I return to her photo, immediately feeling my world change shape, take shape, as I stare down at her. I imagine the sound she’d make if I kissed her from behind on the neck. Possibly wrap my arms around her body as my hands indulge in all her curves.

She’s young, with flushed red cheeks and dark brown hair – almost black – wavy down to her shoulders. Her eyes are wide and somehow startled, like the world’s a shock to her, like she needs her man – me – to guide her.

Green, jewel-like, those eyes….

She’s wearing an airy white shirt that seems to float around her body but can’t hide her shape.

Her breasts made for massaging, for pleasing….

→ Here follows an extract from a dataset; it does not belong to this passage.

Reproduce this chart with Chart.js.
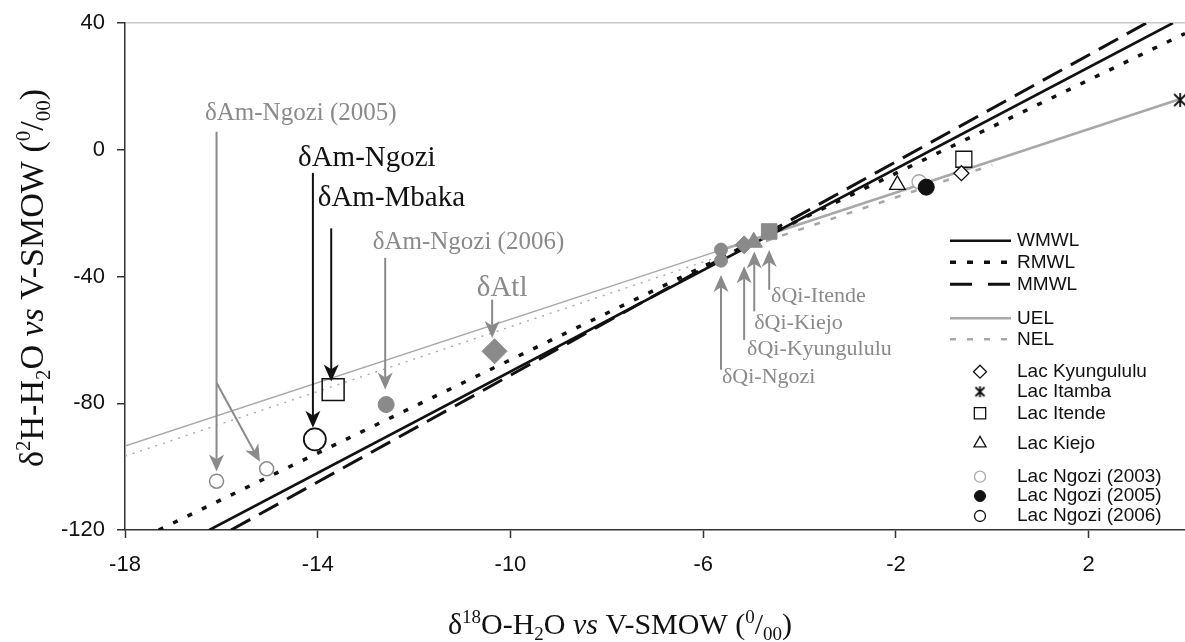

And for feeding my children.

Ourchildren.

I lean against the balcony railing, squeezing the chilling metal, knowing I have to slow down. And also knowing it will be the greatest challenge of my life, tattooing this woman, the needle trembling in my hand as I struggled not to lose control.

My balls swell.

My manhood is hard already, pushing against my gym shorts as if telling me to find her.

To tear off her clothes.

To guide my throbbing helm to her young entrance and drive deep, hard, and possessively.

“She’s mine.”

I offer the words to the whipping wind.

“She belongs to me.”

Speeder whines and starts running in circles. He was doing that when I found him, and I know it as a sign he is agitated, sensing my mood as usual.

“Sorry, boy.” I kneel and offer him my hand. He ducks his head and nuzzles into it. “I just don’t know how….”

I can feel this way so fast, and with such urgency, I finish silently.

Staring into her eyes, I study her smile, only a small one, as if she can’t force herself to smile fully. Her eyes seem to see me as nobody else ever has, seem to care, and tell me that if I am broken, it won’t stop her.

No, it’s me who needs to stop.

What sort of madness is this?

I’m losing my mind.

She seems overly honest from her profile, sharing that stuff about her customer service job, and she hasn’t offered the best samples for her business.

Writing poetry and editing books aren’t connected.

I want to help her, explain this gently and patiently, and support her in every way I can.

But no – I have to slow down.

Text her back, and be professional.

If I told her the truth of what I really want – the inexplicable and undeniable desire gripping me – she’d block my number.